Most Americans are familiar with the sound of Mariachi music. Bright trumpets, rhythmic strumming of guitars and the sweet sound of violins weave harmonically with exuberant, or sometimes plaintive, vocals. Mariachi bands vary in size, but they usually include two trumpets, several violins, standard guitars as well as guitarra (an acoustic bass guitar), and a round backed guitar-link instrument called a vihuela. Bands are expected to be able to play hundreds of songs. Lead vocals switch from singer to singer and all band members join in the choruses. Vocalists are selected to match their voice quality to the song's style. Love, death, heroism, country life, and animals (even cockroaches!) are popular song themes. Formerly, Mariachi bands were exclusively male, but increasingly female musicians and singers have become essential to the ever evolving tradition

Mariachi music grew out of a blend of several musical traditions"” most notably indigenous, Spanish, and African. Although Mariachi music has an unmistakable and unique sound, it actually embraces many styles including Boleros, Polkas, Ranchera, Serenata, Waltzes and more. Mariachi music continues to be happily influenced by other traditions in the Latin world, recently incorporating styles that include Huapango from the Huastec region of Mexico and Cumbia, originally from Columbia.

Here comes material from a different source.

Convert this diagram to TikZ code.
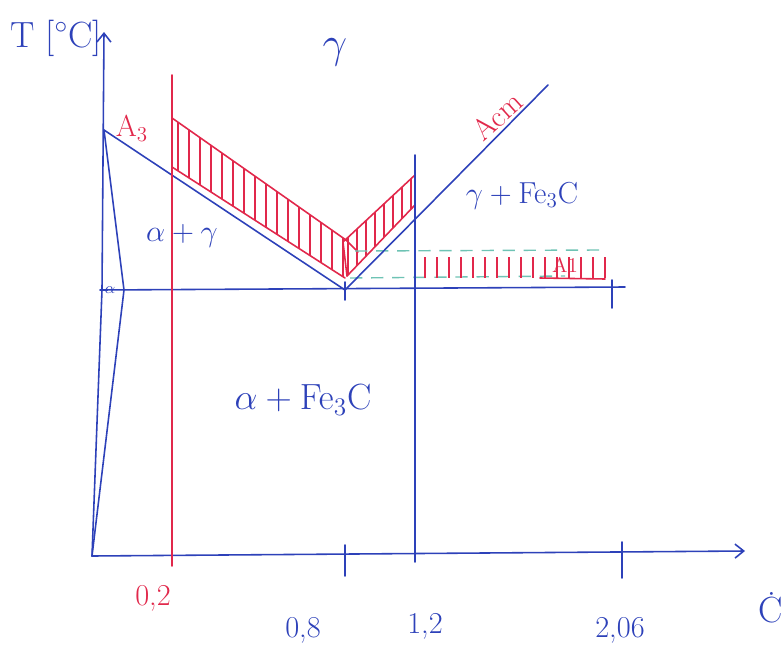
\documentclass[tikz,border=0pt]{standalone}
\usepackage{amsmath,amssymb}
\usepackage{tikz}
\usetikzlibrary{arrows.meta,positioning}
\usepackage{xcolor}

\definecolor{penblue}{RGB}{45,65,185}
\definecolor{penred}{RGB}{225,40,75}
\definecolor{penteal}{RGB}{110,195,180}

\tikzset{
  blueline/.style={penblue, line width=0.9pt, line cap=round, line join=round},
  redline/.style={penred, line width=0.9pt, line cap=round, line join=round},
  hatchline/.style={penred, line width=0.8pt},
  tealdash/.style={penteal, line width=0.8pt, dash pattern=on 7pt off 5pt},
  bluetext/.style={text=penblue, inner sep=1pt},
  redtext/.style={text=penred, inner sep=1pt},
}

\begin{document}
\begin{tikzpicture}[x=0.02cm, y=-0.02cm, >={Straight Barb[length=5pt,width=8pt]}]
  \useasboundingbox (0,0) rectangle (784,649);

  % Define coordinates for the axes and phase lines
  \coordinate (O) at (92,556);
  \coordinate (Ymid) at (102,290);
  \coordinate (Ytop) at (104,32);
  \coordinate (Xend) at (745,551);
  \coordinate (A3pt) at (104,130);
  \coordinate (Spt) at (345,290);
  \coordinate (Acmpt) at (548,85);
  \coordinate (Pl) at (100,290);
  \coordinate (Pr) at (625,287);
  \coordinate (Qpt) at (124,290);
  \coordinate (Ra) at (172,75);
  \coordinate (Rb) at (172,566);
  \coordinate (Va) at (415,155);
  \coordinate (Vb) at (415,562);

  % Hatched band along A3
  \coordinate (Ba) at (172,118);
  \coordinate (Bb) at (346,240);
  \coordinate (Bc) at (345,278);
  \coordinate (Bd) at (172,167);
  \begin{scope}
    \clip (Ba) -- (Bb) -- (Bc) -- (Bd) -- cycle;
    \foreach \x in {178,189,...,345}
      \draw[hatchline] (\x,100) -- (\x,290);
  \end{scope}
  \draw[redline] (Bd) -- (Ba) -- (Bb) -- (358,252);
  \draw[redline] (Bd) -- (Bc);

  % Hatched band along Acm
  \coordinate (Ca) at (343,242);
  \coordinate (Cb) at (415,175);
  \coordinate (Cc) at (415,205);
  \coordinate (Cd) at (347,276);
  \begin{scope}
    \clip (Ca) -- (Cb) -- (Cc) -- (Cd) -- cycle;
    \foreach \x in {348,357,...,412}
      \draw[hatchline] (\x,160) -- (\x,290);
  \end{scope}
  \draw[redline] (Cd) -- (Ca) -- (Cb);
  \draw[redline] (Cd) -- (Cc);

  % Hatched band above A1
  \coordinate (Da) at (355,251);
  \coordinate (Db) at (600,250);
  \coordinate (Dc) at (350,278);
  \coordinate (Dd) at (565,276);
  \draw[tealdash] (Da) -- (Db);
  \draw[tealdash] (Dc) -- (Dd);
  \foreach \x in {425,437,...,605}
    \draw[hatchline] (\x,257) -- (\x,278);
  \coordinate (Ea) at (540,278);
  \coordinate (Eb) at (605,279);
  \draw[redline] (Ea) -- (Eb);

  % Draw axes and phase boundaries
  \draw[blueline,->] (O) -- (Xend);
  \draw[blueline,->] (O) -- (Ymid) -- (Ytop);
  \draw[blueline] (A3pt) -- (Qpt) -- (O);
  \draw[blueline] (A3pt) -- (Spt);
  \draw[blueline] (Spt) -- (Acmpt);
  \draw[blueline] (Pl) -- (Pr);
  \draw[blueline] (Va) -- (Vb);
  \draw[redline] (Ra) -- (Rb);

  % Ticks
  \coordinate (Ta) at (345,545);
  \coordinate (Tb) at (345,576);
  \coordinate (Tc) at (622,542);
  \coordinate (Td) at (622,578);
  \coordinate (Te) at (612,280);
  \coordinate (Tf) at (612,308);
  \coordinate (Tg) at (345,282);
  \coordinate (Th) at (345,300);
  \draw[blueline] (Ta) -- (Tb);
  \draw[blueline] (Tc) -- (Td);
  \draw[blueline] (Te) -- (Tf);
  \draw[blueline] (Tg) -- (Th);

  % Labels
  \node[bluetext] (Tlab) at (56,38) {\huge T [$^\circ$C]};
  \node[bluetext] (Clab) at (771,608) {\huge Ċ};
  \node[redtext] (l02) at (153,598) {\LARGE 0,2};
  \node[bluetext] (l08) at (303,630) {\LARGE 0,8};
  \node[bluetext] (l12) at (425,626) {\LARGE 1,2};
  \node[bluetext] (l206) at (620,630) {\LARGE 2,06};
  \node[bluetext] (gam) at (335,52) {\fontsize{50}{50}\selectfont $\gamma$};
  \node[bluetext] (ag) at (182,236) {\LARGE $\alpha+\gamma$};
  \node[bluetext] (aF) at (303,400) {\huge $\alpha+\mathrm{Fe}_3\mathrm{C}$};
  \node[bluetext] (gF) at (522,196) {\LARGE $\gamma+\mathrm{Fe}_3\mathrm{C}$};
  \node[bluetext] (asm) at (110,290) {\small $\alpha$};
  \node[redtext] (A3lab) at (132,128) {\LARGE A$_3$};
  \node[redtext, rotate=42] (Acmlab) at (497,116) {\LARGE Acm};
  \node[redtext] (A1lab) at (565,265) {\large A1};
\end{tikzpicture}
\end{document}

The costumes of Mariachi players, referred to as Traje (suit or costume), are also distinctive. Mariachi developed in rural Mexican areas where cattle and cowboys (charro) roamed and this history is exuberantly reflected in the clothing of Mariachi players. Charro Tradje feature short jackets and tight trousers extravagantly embroidered with brightly shining silver and gold thread and further ornamented with silver and gold buttons. Literally and figuratively, rounding out the costume is a huge often equally decorated sombrero made of straw or felt.